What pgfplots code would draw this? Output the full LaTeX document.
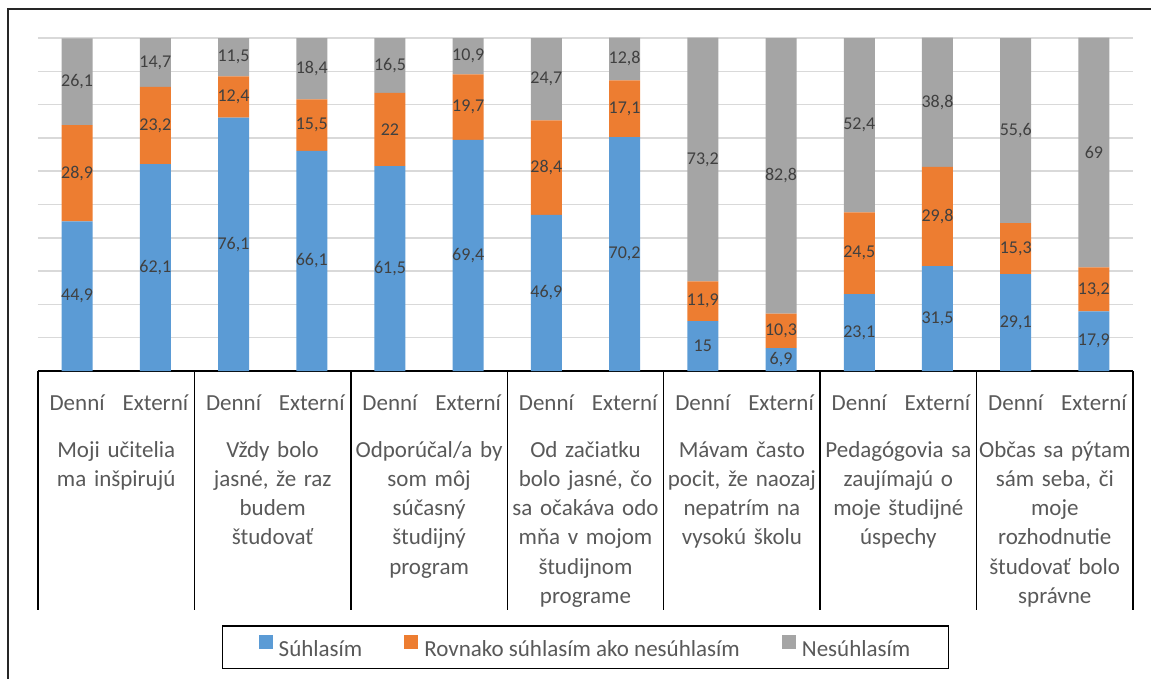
\documentclass[border=0pt]{standalone}
\usepackage{fontspec}
\setmainfont{Carlito}
\usepackage{pgfplots}
\usepackage{pgfplotstable}
\pgfplotsset{compat=1.18}

\definecolor{cblue}{HTML}{5B9BD5}
\definecolor{corange}{HTML}{ED7D31}
\definecolor{cgray}{HTML}{A5A5A5}
\definecolor{gridc}{HTML}{D9D9D9}
\definecolor{txt}{HTML}{595959}
\definecolor{lab}{HTML}{404040}

% a = Súhlasím, b = Rovnako, c = Nesúhlasím
\pgfplotstableread{
x a b c
0 44.9 28.9 26.1
1 62.1 23.2 14.7
2 76.1 12.4 11.5
3 66.1 15.5 18.4
4 61.5 22.0 16.5
5 69.4 19.7 10.9
6 46.9 28.4 24.7
7 70.2 17.1 12.8
8 15.0 11.9 73.2
9 6.9 10.3 82.8
10 23.1 24.5 52.4
11 31.5 29.8 38.8
12 29.1 15.3 55.6
13 17.9 13.2 69.0
}\data

\pgfplotsset{
  sq/.style={legend image code/.code={\fill[##1] (0pt,0pt) rectangle (14pt,14pt);}},
}

\begin{document}
\begin{tikzpicture}
\begin{axis}[
    scale only axis,
    width=1095pt, height=333pt,
    ybar stacked, bar width=31pt,
    xmin=-0.5, xmax=13.5,
    ymin=0, ymax=100,
    clip=false,
    axis x line*=bottom,
    axis y line*=left,
    y axis line style={draw=none},
    x axis line style={black, line width=1.5pt},
    ytick={0,10,...,100},
    yticklabels={},
    ymajorgrids,
    grid style={gridc, line width=1.5pt},
    major tick length=0pt,
    xtick={0,...,13},
    xticklabels={Denní,Externí,Denní,Externí,Denní,Externí,Denní,Externí,Denní,Externí,Denní,Externí,Denní,Externí},
    xticklabel style={font=\fontsize{23}{28}\selectfont, text=txt, anchor=base, yshift=-39pt},
    /pgf/number format/.cd, use comma, fixed, precision=1, assume math mode=true, /pgfplots/.cd,
    visualization depends on=rawy \as \rawy,
    nodes near coords={\pgfmathprintnumber{\rawy}},
    nodes near coords align=center,
    every node near coord/.append style={font=\fontsize{18}{20}\selectfont, text=lab, anchor=center},
    legend columns=3,
    legend style={at={(0.5,-0.763)}, anchor=north, draw=black, line width=1.5pt,
      font=\fontsize{23}{28}\selectfont, text=txt, inner xsep=36pt, inner ysep=9pt,
      /tikz/every even column/.append style={column sep=40pt},
      /tikz/every odd column/.append style={column sep=4pt}},
]
\addplot[fill=cblue, draw=none, sq] table[x=x, y=a] {\data};
\addplot[fill=corange, draw=none, sq] table[x=x, y=b] {\data};
\addplot[fill=cgray, draw=none, sq] table[x=x, y=c] {\data};
\legend{Súhlasím, Rovnako súhlasím ako nesúhlasím, Nesúhlasím}

\pgfplotsinvokeforeach{-0.5,1.5,3.5,5.5,7.5,9.5,11.5,13.5}{
  \draw[black, line width=1.5pt] (axis cs:#1,0) -- ++(0pt,-239pt);
}
\tikzset{grp/.style={anchor=base, yshift=-86pt, text width=156pt, align=center, text=txt,
  font=\fontsize{23}{29.3}\selectfont, inner sep=0pt}}
\node[grp] at (axis cs:0.5,0) {Moji učitelia\\ma inšpirujú};
\node[grp] at (axis cs:2.5,0) {Vždy bolo\\jasné, že raz\\budem\\študovať};
\node[grp] at (axis cs:4.5,0) {Odporúčal/a by\\som môj\\súčasný\\študijný\\program};
\node[grp] at (axis cs:6.5,0) {Od začiatku\\bolo jasné, čo\\sa očakáva odo\\mňa v mojom\\študijnom\\programe};
\node[grp] at (axis cs:8.5,0) {Mávam často\\pocit, že naozaj\\nepatrím na\\vysokú školu};
\node[grp] at (axis cs:10.5,0) {Pedagógovia sa\\zaujímajú o\\moje študijné\\úspechy};
\node[grp] at (axis cs:12.5,0) {Občas sa pýtam\\sám seba, či\\moje\\rozhodnutie\\študovať bolo\\správne};
\end{axis}
\draw[black!85, line width=1.5pt] (-30pt,-330pt) -- (-30pt,362pt) -- (1130pt,362pt);
\pgfresetboundingbox
\path[use as bounding box] (-38pt,-307pt) rectangle (1113pt,371pt);
\end{tikzpicture}
\end{document}
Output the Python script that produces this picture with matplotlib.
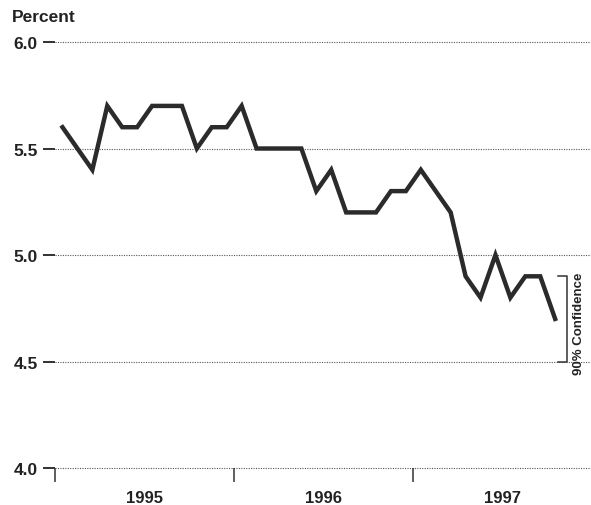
import numpy as np
import matplotlib.pyplot as plt

# =========================
# Data (monthly, Jan 1995 - Oct 1997)
# =========================
rate = [5.6, 5.5, 5.4, 5.7, 5.6, 5.6, 5.7, 5.7, 5.7, 5.5, 5.6, 5.6,
        5.7, 5.5, 5.5, 5.5, 5.5, 5.3, 5.4, 5.2, 5.2, 5.2, 5.3, 5.3,
        5.4, 5.3, 5.2, 4.9, 4.8, 5.0, 4.8, 4.9, 4.9, 4.7]
years = ["1995", "1996", "1997"]
yticks = [4.0, 4.5, 5.0, 5.5, 6.0]
conf_low, conf_high = 4.5, 4.9
conf_label = "90% Confidence"

plt.rcParams['font.family'] = ['Liberation Sans', 'DejaVu Sans']

fig = plt.figure(figsize=(5.91, 5.06), dpi=100)
ax = fig.add_axes([0.0931, 0.0731, 0.9069, 0.8419])

months = np.arange(len(rate))
ax.plot(months, rate, color="#2b2b2b", lw=3.2, solid_joinstyle="miter",
        clip_on=False, zorder=3)

# dotted grid
for v in yticks:
    ax.axhline(v, color="#555555", lw=0.8, ls=(0, (1, 1.2)), zorder=1,
               clip_on=False)

ax.set_ylim(4.0, 6.0)
ax.set_xlim(-0.5, 35.4)
for s in ax.spines.values():
    s.set_visible(False)

ax.set_yticks(yticks)
ax.set_yticklabels([f"{v:.1f}" for v in yticks], fontsize=12.5,
                   fontweight="bold", color="#222222")
ax.tick_params(axis="y", length=8.5, width=1.3, pad=4, color="#222222")

# year boundaries as major ticks, year names centred as minor ticks
ax.set_xticks([-0.5, 11.5, 23.5])
ax.set_xticklabels([])
ax.tick_params(axis="x", which="major", length=10, width=1.1,
               color="#333333")
ax.set_xticks([5.5, 17.5, 29.5], minor=True)
ax.set_xticklabels(years, minor=True, fontsize=12, fontweight="bold",
                   color="#222222")
ax.tick_params(axis="x", which="minor", length=0, pad=16)

# confidence bracket
bx, bl = 33.8, 33.2
ax.plot([bl, bx, bx, bl], [conf_high, conf_high, conf_low, conf_low],
        color="#333333", lw=1.1, clip_on=False)
ax.text(34.6, (conf_low + conf_high) / 2 - 0.02, conf_label, rotation=90,
        ha="center", va="center", fontsize=9.5, fontweight="bold",
        color="#222222")

fig.text(0.02, 0.966, "Percent", fontsize=12.5, fontweight="bold",
         color="#222222", va="center", ha="left")

fig.savefig("out.png", dpi=100)
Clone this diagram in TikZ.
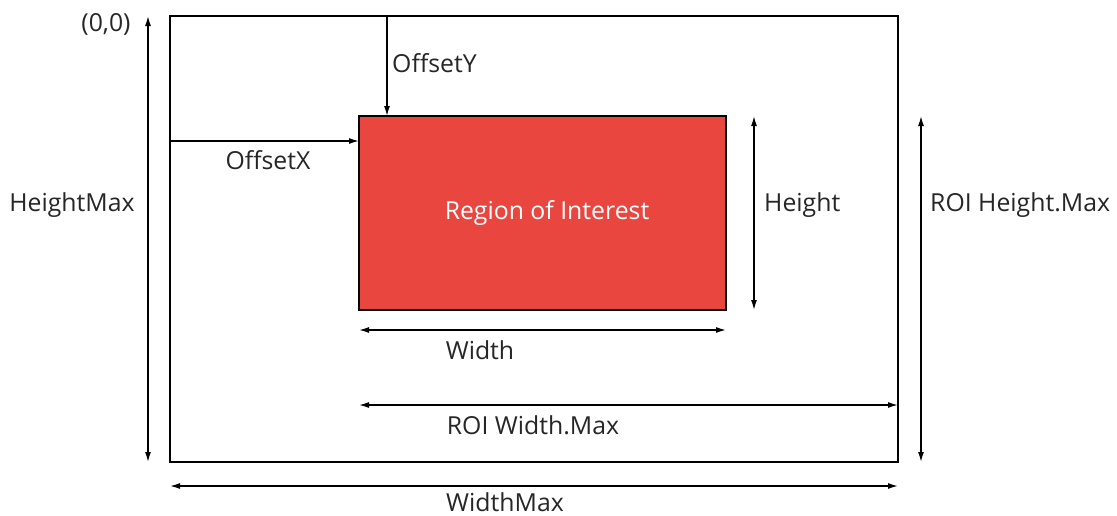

----------------------------------------

EXERCISE:
Repeat the entries exactly. Pictures are excluded from the copy.

SOLUTION FOR THIS TASK:
What pgfplots code would draw this? Output the full LaTeX document.
\documentclass[border=0pt]{standalone}
\usepackage{fontspec}
\setmainfont{Carlito}
\usepackage{pgfplots}
\usepackage{pgfplotstable}
\pgfplotsset{compat=1.18}

\definecolor{cblue}{HTML}{5B9BD5}
\definecolor{corange}{HTML}{ED7D31}
\definecolor{cgray}{HTML}{A5A5A5}
\definecolor{gridc}{HTML}{D9D9D9}
\definecolor{txt}{HTML}{595959}
\definecolor{lab}{HTML}{404040}

% a = Súhlasím, b = Rovnako, c = Nesúhlasím
\pgfplotstableread{
x a b c
0 44.9 28.9 26.1
1 62.1 23.2 14.7
2 76.1 12.4 11.5
3 66.1 15.5 18.4
4 61.5 22.0 16.5
5 69.4 19.7 10.9
6 46.9 28.4 24.7
7 70.2 17.1 12.8
8 15.0 11.9 73.2
9 6.9 10.3 82.8
10 23.1 24.5 52.4
11 31.5 29.8 38.8
12 29.1 15.3 55.6
13 17.9 13.2 69.0
}\data

\pgfplotsset{
  sq/.style={legend image code/.code={\fill[##1] (0pt,0pt) rectangle (14pt,14pt);}},
}

\begin{document}
\begin{tikzpicture}
\begin{axis}[
    scale only axis,
    width=1095pt, height=333pt,
    ybar stacked, bar width=31pt,
    xmin=-0.5, xmax=13.5,
    ymin=0, ymax=100,
    clip=false,
    axis x line*=bottom,
    axis y line*=left,
    y axis line style={draw=none},
    x axis line style={black, line width=1.5pt},
    ytick={0,10,...,100},
    yticklabels={},
    ymajorgrids,
    grid style={gridc, line width=1.5pt},
    major tick length=0pt,
    xtick={0,...,13},
    xticklabels={Denní,Externí,Denní,Externí,Denní,Externí,Denní,Externí,Denní,Externí,Denní,Externí,Denní,Externí},
    xticklabel style={font=\fontsize{23}{28}\selectfont, text=txt, anchor=base, yshift=-39pt},
    /pgf/number format/.cd, use comma, fixed, precision=1, assume math mode=true, /pgfplots/.cd,
    visualization depends on=rawy \as \rawy,
    nodes near coords={\pgfmathprintnumber{\rawy}},
    nodes near coords align=center,
    every node near coord/.append style={font=\fontsize{18}{20}\selectfont, text=lab, anchor=center},
    legend columns=3,
    legend style={at={(0.5,-0.763)}, anchor=north, draw=black, line width=1.5pt,
      font=\fontsize{23}{28}\selectfont, text=txt, inner xsep=36pt, inner ysep=9pt,
      /tikz/every even column/.append style={column sep=40pt},
      /tikz/every odd column/.append style={column sep=4pt}},
]
\addplot[fill=cblue, draw=none, sq] table[x=x, y=a] {\data};
\addplot[fill=corange, draw=none, sq] table[x=x, y=b] {\data};
\addplot[fill=cgray, draw=none, sq] table[x=x, y=c] {\data};
\legend{Súhlasím, Rovnako súhlasím ako nesúhlasím, Nesúhlasím}

\pgfplotsinvokeforeach{-0.5,1.5,3.5,5.5,7.5,9.5,11.5,13.5}{
  \draw[black, line width=1.5pt] (axis cs:#1,0) -- ++(0pt,-239pt);
}
\tikzset{grp/.style={anchor=base, yshift=-86pt, text width=156pt, align=center, text=txt,
  font=\fontsize{23}{29.3}\selectfont, inner sep=0pt}}
\node[grp] at (axis cs:0.5,0) {Moji učitelia\\ma inšpirujú};
\node[grp] at (axis cs:2.5,0) {Vždy bolo\\jasné, že raz\\budem\\študovať};
\node[grp] at (axis cs:4.5,0) {Odporúčal/a by\\som môj\\súčasný\\študijný\\program};
\node[grp] at (axis cs:6.5,0) {Od začiatku\\bolo jasné, čo\\sa očakáva odo\\mňa v mojom\\študijnom\\programe};
\node[grp] at (axis cs:8.5,0) {Mávam často\\pocit, že naozaj\\nepatrím na\\vysokú školu};
\node[grp] at (axis cs:10.5,0) {Pedagógovia sa\\zaujímajú o\\moje študijné\\úspechy};
\node[grp] at (axis cs:12.5,0) {Občas sa pýtam\\sám seba, či\\moje\\rozhodnutie\\študovať bolo\\správne};
\end{axis}
\draw[black!85, line width=1.5pt] (-30pt,-330pt) -- (-30pt,362pt) -- (1130pt,362pt);
\pgfresetboundingbox
\path[use as bounding box] (-38pt,-307pt) rectangle (1113pt,371pt);
\end{tikzpicture}
\end{document}
Output the Python script that produces this picture with matplotlib.
import numpy as np
import matplotlib.pyplot as plt

# =========================
# Data (monthly, Jan 1995 - Oct 1997)
# =========================
rate = [5.6, 5.5, 5.4, 5.7, 5.6, 5.6, 5.7, 5.7, 5.7, 5.5, 5.6, 5.6,
        5.7, 5.5, 5.5, 5.5, 5.5, 5.3, 5.4, 5.2, 5.2, 5.2, 5.3, 5.3,
        5.4, 5.3, 5.2, 4.9, 4.8, 5.0, 4.8, 4.9, 4.9, 4.7]
years = ["1995", "1996", "1997"]
yticks = [4.0, 4.5, 5.0, 5.5, 6.0]
conf_low, conf_high = 4.5, 4.9
conf_label = "90% Confidence"

plt.rcParams['font.family'] = ['Liberation Sans', 'DejaVu Sans']

fig = plt.figure(figsize=(5.91, 5.06), dpi=100)
ax = fig.add_axes([0.0931, 0.0731, 0.9069, 0.8419])

months = np.arange(len(rate))
ax.plot(months, rate, color="#2b2b2b", lw=3.2, solid_joinstyle="miter",
        clip_on=False, zorder=3)

# dotted grid
for v in yticks:
    ax.axhline(v, color="#555555", lw=0.8, ls=(0, (1, 1.2)), zorder=1,
               clip_on=False)

ax.set_ylim(4.0, 6.0)
ax.set_xlim(-0.5, 35.4)
for s in ax.spines.values():
    s.set_visible(False)

ax.set_yticks(yticks)
ax.set_yticklabels([f"{v:.1f}" for v in yticks], fontsize=12.5,
                   fontweight="bold", color="#222222")
ax.tick_params(axis="y", length=8.5, width=1.3, pad=4, color="#222222")

# year boundaries as major ticks, year names centred as minor ticks
ax.set_xticks([-0.5, 11.5, 23.5])
ax.set_xticklabels([])
ax.tick_params(axis="x", which="major", length=10, width=1.1,
               color="#333333")
ax.set_xticks([5.5, 17.5, 29.5], minor=True)
ax.set_xticklabels(years, minor=True, fontsize=12, fontweight="bold",
                   color="#222222")
ax.tick_params(axis="x", which="minor", length=0, pad=16)

# confidence bracket
bx, bl = 33.8, 33.2
ax.plot([bl, bx, bx, bl], [conf_high, conf_high, conf_low, conf_low],
        color="#333333", lw=1.1, clip_on=False)
ax.text(34.6, (conf_low + conf_high) / 2 - 0.02, conf_label, rotation=90,
        ha="center", va="center", fontsize=9.5, fontweight="bold",
        color="#222222")

fig.text(0.02, 0.966, "Percent", fontsize=12.5, fontweight="bold",
         color="#222222", va="center", ha="left")

fig.savefig("out.png", dpi=100)
Clone this diagram in TikZ.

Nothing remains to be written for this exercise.